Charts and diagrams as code
++++

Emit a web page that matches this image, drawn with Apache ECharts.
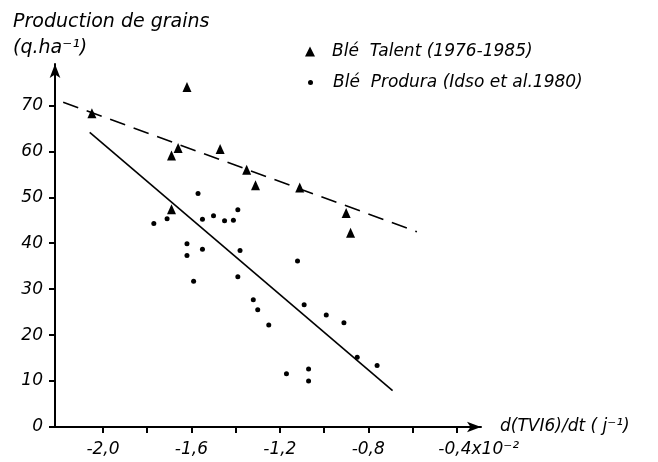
<!DOCTYPE html>
<html>
<head>
<meta charset="utf-8">
<script src="https://cdn.jsdelivr.net/npm/echarts@6/dist/echarts.min.js"></script>
<style>
  html, body { margin: 0; padding: 0; background: #fff; }
  #main { width: 658px; height: 462px; }
</style>
</head>
<body>
<div id="main"></div>
<script>
// Blé Talent (1976-1985) : triangles
var talent = [
  [-2.05, 68.3], [-1.62, 74.0], [-1.66, 60.7], [-1.69, 59.1], [-1.47, 60.5],
  [-1.35, 56.0], [-1.31, 52.6], [-1.69, 47.4], [-1.11, 52.1], [-0.90, 46.6],
  [-0.88, 42.3]
];
// Blé Produra (Idso et al. 1980) : points
var produra = [
  [-1.57, 50.8], [-1.77, 44.3], [-1.71, 45.3], [-1.55, 45.2], [-1.50, 46.0],
  [-1.45, 44.9], [-1.41, 45.0], [-1.39, 47.3], [-1.62, 39.9], [-1.62, 37.3],
  [-1.55, 38.7], [-1.38, 38.4], [-1.59, 31.7], [-1.39, 32.7], [-1.12, 36.1],
  [-1.32, 27.7], [-1.30, 25.5], [-1.25, 22.2], [-1.09, 26.6], [-0.99, 24.4],
  [-0.91, 22.7], [-0.85, 15.2], [-0.76, 13.4], [-1.07, 12.6], [-1.07, 10.0],
  [-1.17, 11.6]
];
// droites de régression
var lineTalent = [[-2.18, 70.7], [-0.58, 42.5]];
var lineProdura = [[-2.06, 64.1], [-0.69, 7.9]];

var xTicks = [-2.0, -1.8, -1.6, -1.4, -1.2, -1.0, -0.8, -0.6, -0.4];
var xLabels = [-2.0, -1.6, -1.2, -0.8, -0.4];
var yTicks = [0, 10, 20, 30, 40, 50, 60, 70];

var nameTalent = 'Blé  Talent (1976-1985)';
var nameProdura = 'Blé  Produra (Idso et al.1980)';

var font = 'DejaVu Sans';
var myChart = echarts.init(document.getElementById('main'));

function fmtX(v) {
  var s = v.toFixed(1).replace('.', ',');
  if (Math.abs(v + 0.4) < 1e-6) return '{pad|}' + s + 'x10⁻²';
  return s;
}

var option = {
  animation: false,
  backgroundColor: '#fff',
  title: {
    text: 'Production de grains\n(q.ha⁻¹)',
    left: 8,
    top: 4,
    textStyle: {
      fontFamily: font, fontStyle: 'italic', fontWeight: 'normal',
      fontSize: 19, color: '#000', lineHeight: 26
    }
  },
  legend: [{
    data: [nameTalent],
    left: 300, top: 38,
    itemWidth: 10, itemHeight: 10,
    textStyle: { fontFamily: font, fontStyle: 'italic', fontSize: 17, color: '#000', padding: [0, 0, 0, 12] }
  }, {
    data: [nameProdura],
    left: 303, top: 69,
    itemWidth: 5, itemHeight: 5,
    textStyle: { fontFamily: font, fontStyle: 'italic', fontSize: 17, color: '#000', padding: [0, 0, 0, 15] }
  }],
  grid: { left: 55, right: 177, top: 64, bottom: 35 },
  xAxis: {
    type: 'value',
    min: -2.217,
    max: -0.29,
    name: 'd(TVI6)/dt ( j⁻¹)',
    nameLocation: 'end',
    nameGap: 19,
    nameTextStyle: { fontFamily: font, fontStyle: 'italic', fontSize: 17, color: '#000' },
    splitLine: { show: false },
    axisLine: {
      onZero: false,
      symbol: ['none', 'arrow'],
      symbolSize: [8, 14],
      lineStyle: { color: '#000', width: 2 }
    },
    axisTick: {
      customValues: xTicks, length: 6,
      lineStyle: { color: '#000', width: 2 }
    },
    axisLabel: {
      customValues: xLabels,
      margin: 14,
      fontFamily: font, fontStyle: 'italic', fontSize: 17, color: '#000',
      formatter: fmtX,
      rich: {
        pad: { width: 44 }
      }
    }
  },
  yAxis: {
    type: 'value',
    min: 0,
    max: 79,
    splitLine: { show: false },
    axisLine: {
      onZero: false,
      symbol: ['none', 'arrow'],
      symbolSize: [8, 14],
      lineStyle: { color: '#000', width: 2 }
    },
    axisTick: {
      customValues: yTicks, length: 6,
      lineStyle: { color: '#000', width: 2 }
    },
    axisLabel: {
      customValues: yTicks,
      margin: 12,
      fontFamily: font, fontStyle: 'italic', fontSize: 17, color: '#000'
    }
  },
  series: [{
    name: nameTalent,
    type: 'scatter',
    symbol: 'triangle',
    symbolSize: [9, 10],
    itemStyle: { color: '#000', opacity: 1 },
    data: talent,
    z: 5
  }, {
    name: nameProdura,
    type: 'scatter',
    symbol: 'circle',
    symbolSize: 5,
    itemStyle: { color: '#000', opacity: 1 },
    data: produra,
    z: 5
  }, {
    name: 'régression Talent',
    type: 'line',
    showSymbol: false,
    symbol: 'none',
    lineStyle: { color: '#000', width: 1.6, type: [16, 9] },
    data: lineTalent
  }, {
    name: 'régression Produra',
    type: 'line',
    showSymbol: false,
    symbol: 'none',
    lineStyle: { color: '#000', width: 1.6 },
    data: lineProdura
  }]
};
myChart.setOption(option);
</script>
</body>
</html>
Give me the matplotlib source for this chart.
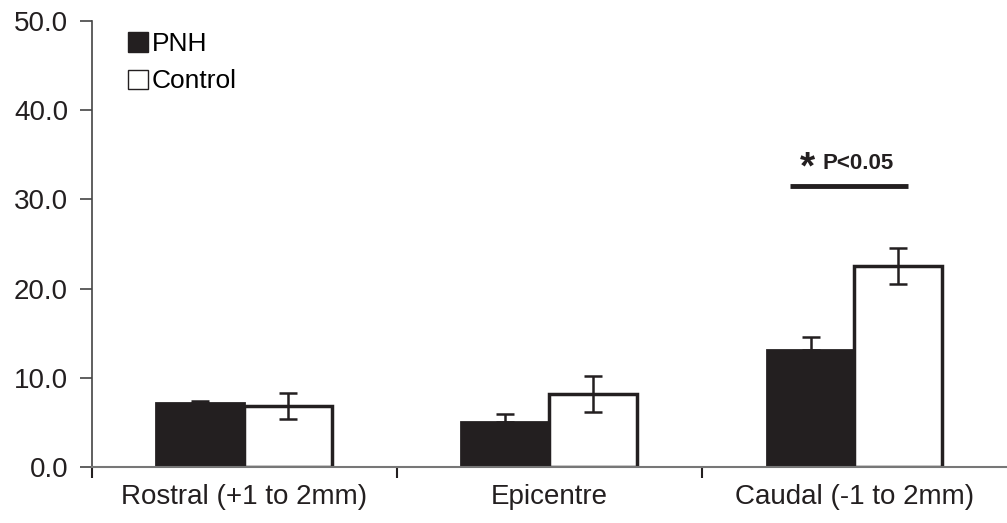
import numpy as np
import matplotlib.pyplot as plt
from matplotlib.patches import Patch

plt.rcParams['font.family'] = ['Liberation Sans', 'DejaVu Sans']

categories = ['Rostral (+1 to 2mm)', 'Epicentre', 'Caudal (-1 to 2mm)']
pnh = [7.2, 5.0, 13.1]
pnh_err = [0.25, 1.0, 1.5]
control = [6.8, 8.2, 22.5]
control_err = [1.45, 2.0, 2.0]
yticks = [0, 10, 20, 30, 40, 50]

x = np.arange(len(categories))
w = 0.288
dark = '#231f20'

fig, ax = plt.subplots(figsize=(10.07, 5.23), dpi=100)
fig.subplots_adjust(left=0.091, right=1.0, top=0.96, bottom=0.107)

ekw = dict(elinewidth=1.8, capthick=1.8, ecolor=dark)
ax.bar(x - w / 2, pnh, w, color=dark, edgecolor=dark, linewidth=2)
ax.errorbar(x - w / 2, pnh, yerr=[[0, 0, 0], pnh_err], fmt='none', capsize=6.5, **ekw)
ax.bar(x + w / 2, control, w, color='white', edgecolor=dark, linewidth=2.5)
ax.errorbar(x + w / 2, control, yerr=control_err, fmt='none', capsize=6.5, **ekw)

# significance bar
ax.plot([1.789, 2.175], [31.5, 31.5], color=dark, lw=3.5, solid_capstyle='butt')
ax.text(1.846, 33.5, '*', ha='center', va='center', fontsize=28, fontweight='bold',
        color=dark)
ax.text(1.895, 34.0, 'P<0.05', ha='left', va='center', fontsize=16,
        fontweight='bold', color=dark)

ax.set_xlim(-0.5, 2.5)
ax.set_ylim(0, 50)
ax.set_yticks(yticks)
ax.set_yticklabels([f'{v:.1f}' for v in yticks])
ax.set_xticks(x)
ax.set_xticklabels(categories)
ax.set_xticks([-0.5, 0.5, 1.5], minor=True)
ax.tick_params(axis='x', which='major', length=0, pad=12, labelsize=20,
               colors=dark)
ax.tick_params(axis='x', which='minor', length=8, width=1.5, color=dark)
ax.tick_params(axis='y', length=9, width=1.2, color='#444444', labelsize=20,
               labelcolor=dark, pad=8)

for s in ['top', 'right']:
    ax.spines[s].set_visible(False)
ax.spines['left'].set_color('#444444')
ax.spines['left'].set_linewidth(1.2)
ax.spines['bottom'].set_color('#777777')
ax.spines['bottom'].set_linewidth(1.5)

handles = [Patch(facecolor=dark, edgecolor=dark, linewidth=1, label='PNH'),
           Patch(facecolor='white', edgecolor=dark, linewidth=1, label='Control')]
ax.legend(handles=handles, loc='upper left', bbox_to_anchor=(0.0135, 1.028),
          frameon=False, fontsize=19, handlelength=0.75, handleheight=0.75,
          handletextpad=0.15, labelspacing=0.5)

plt.savefig('out.png', dpi=100)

++++

Exercise — Copy out every line holding the string "matplotlib".

Written response —
Give me the matplotlib source for this chart.
import matplotlib.pyplot as plt
from matplotlib.patches import Patch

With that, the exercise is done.